Plug-and-play late fusion: It modifies only the fusion weights without altering the backbone encoders, ensuring low migration costs and performance gains even on clean data.

Limitations & Future Work¶

TNC Assumes "majority views are aligned": The method is primarily validated in scenarios where at most half the views are corrupted.
Mismatch via sample swapping: This simulates view-label mismatches, but real-world degradation might include complex noise, blur, or temporal misalignments. The effectiveness against non-replacement types of corruption requires further study.
Calibration depends on augmentation distribution: If test-time mismatch statistics differ significantly from bootstrapping, the supervision effectiveness might decrease.
Most experiments utilize feature vector datasets; validation on large-scale raw multimodal data remains relatively limited.

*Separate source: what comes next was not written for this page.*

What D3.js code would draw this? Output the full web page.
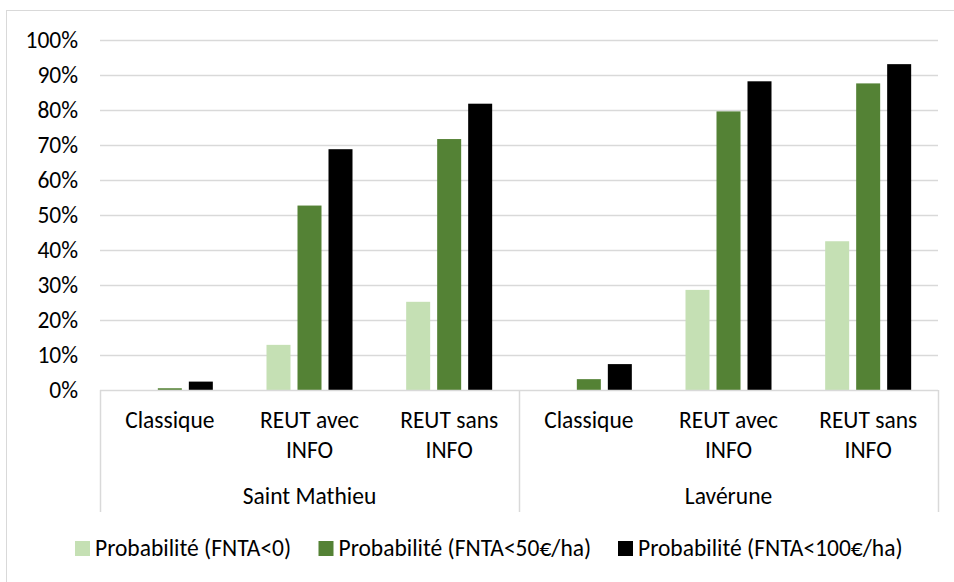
<!DOCTYPE html>
<html>
<head>
<meta charset="utf-8">
<script src="https://cdn.jsdelivr.net/npm/d3@7"></script>
<style>
  html, body { margin: 0; padding: 0; background: #fff; }
  svg text { font-family: Carlito, Calibri, Lato, sans-serif; fill: #000; }
</style>
</head>
<body>
<svg id="chart" width="954" height="582"></svg>
<script>
const groups = ["Saint Mathieu", "Lavérune"];
const categories = ["Classique", "REUT avec INFO", "REUT sans INFO"];
const categoryLines = [["Classique"], ["REUT avec", "INFO"], ["REUT sans", "INFO"]];
const seriesNames = ["Probabilité (FNTA<0)", "Probabilité (FNTA<50€/ha)", "Probabilité (FNTA<100€/ha)"];
const seriesColors = ["#C5E0B4", "#548235", "#000000"];
// values in %, order: Saint Mathieu (Classique, REUT avec, REUT sans), Lavérune (same)
const fntaLt0 = [0, 12.9, 25.2, 0, 28.6, 42.5];
const fntaLt50 = [0.5, 52.7, 71.7, 3.1, 79.6, 87.6];
const fntaLt100 = [2.4, 68.8, 81.8, 7.4, 88.2, 93.1];
const yTicks = [0, 10, 20, 30, 40, 50, 60, 70, 80, 90, 100];

const series = [fntaLt0, fntaLt50, fntaLt100];
const svg = d3.select("#chart");
const FS = 23.5;

// outer frame
svg.append("rect").attr("x", 6.5).attr("y", 10.5).attr("width", 960).attr("height", 600)
  .attr("fill", "none").attr("stroke", "#d9d9d9").attr("stroke-width", 1);

const pLeft = 100, pRight = 938, pTop = 40, pBottom = 390;
const slots = [];
groups.forEach((g, gi) => categories.forEach((c, ci) => slots.push(gi + "|" + ci)));

const x0 = d3.scaleBand().domain(slots).range([pLeft, pRight]).padding(0);
const xg = d3.scaleBand().domain(groups).range([pLeft, pRight]).padding(0);
const y = d3.scaleLinear().domain([0, 100]).range([pBottom, pTop]);

// gridlines
svg.append("g").selectAll("line").data(yTicks.filter(t => t > 0)).join("line")
  .attr("x1", pLeft).attr("x2", pRight)
  .attr("y1", d => Math.round(y(d)) + 0.5).attr("y2", d => Math.round(y(d)) + 0.5)
  .attr("stroke", "#d9d9d9").attr("stroke-width", 1.5);

// y axis labels
const yAxis = d3.axisLeft(y).tickValues(yTicks).tickFormat(d => d + "%").tickSize(0).tickPadding(0);
const ya = svg.append("g").attr("transform", `translate(78,0)`).call(yAxis);
ya.select(".domain").remove();
ya.attr("font-family", null).attr("font-size", null);
ya.selectAll("text").style("font-size", FS + "px").attr("fill", "#000");

// bars
const x1 = d3.scaleBand().domain(d3.range(series.length)).range([-43, 43]).paddingInner(7 / 31);
const barG = svg.append("g");
series.forEach((vals, si) => {
  barG.append("g").selectAll("rect").data(vals).join("rect")
    .attr("x", (d, i) => x0(slots[i]) + x0.bandwidth() / 2 + x1(si))
    .attr("width", x1.bandwidth())
    .attr("y", d => y(d))
    .attr("height", d => y(0) - y(d))
    .attr("fill", seriesColors[si]);
});

// x axis base line
svg.append("line").attr("x1", pLeft).attr("x2", pRight).attr("y1", pBottom + 0.5).attr("y2", pBottom + 0.5)
  .attr("stroke", "#d9d9d9").attr("stroke-width", 1.5);

// group separators
const seps = [pLeft, xg("Lavérune"), pRight];
svg.append("g").selectAll("line").data(seps).join("line")
  .attr("x1", d => Math.round(d) + 0.5).attr("x2", d => Math.round(d) + 0.5)
  .attr("y1", pBottom).attr("y2", 512)
  .attr("stroke", "#d9d9d9").attr("stroke-width", 1.5);

// category labels
const catG = svg.append("g");
slots.forEach((s, i) => {
  const ci = +s.split("|")[1];
  const t = catG.append("text").attr("text-anchor", "middle")
    .attr("x", x0(s) + x0.bandwidth() / 2).style("font-size", FS + "px");
  categoryLines[ci].forEach((ln, li) => {
    t.append("tspan").attr("x", x0(s) + x0.bandwidth() / 2).attr("y", 428 + li * 29.5).text(ln);
  });
});

// group labels
svg.append("g").selectAll("text").data(groups).join("text")
  .attr("x", d => xg(d) + xg.bandwidth() / 2).attr("y", 504)
  .attr("text-anchor", "middle").style("font-size", FS + "px").text(d => d);

// legend
const legX = [75, 318.5, 618];
const lg = svg.append("g");
seriesNames.forEach((n, i) => {
  lg.append("rect").attr("x", legX[i]).attr("y", 541).attr("width", 15).attr("height", 15).attr("fill", seriesColors[i]);
  lg.append("text").attr("x", legX[i] + 20).attr("y", 556).style("font-size", FS + "px").text(n);
});
</script>
</body>
</html>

vs Trusted Multi-view Fusion (TMC / ECML / FUML): While these methods use EDL or fuzzy set theory for unsupervised estimation on clean sets, BML avoids the resulting train-test gap by using supervised reliability via bootstrapping.
vs Training-time Noisy Correspondence: BML extends the scope of NC from the training phase to the deployment/inference phase.
vs Deterministic Multi-view Methods (MAMC / RML): These rely on representation quality but fail under TNC; BML is significantly more robust by explicitly modeling test-time mismatches.

Rating¶

Novelty: ⭐⭐⭐⭐⭐ Formalizes the overlooked TNC problem and solves it with a reveal-supervised paradigm.
Experimental Thoroughness: ⭐⭐⭐⭐⭐ Extensive testing across 11 benchmarks, 3 noise levels, and 10 seeds.
Writing Quality: ⭐⭐⭐⭐ Clear problem definition and methodology.
Value: ⭐⭐⭐⭐⭐ A plug-and-play, deployment-oriented robust fusion approach.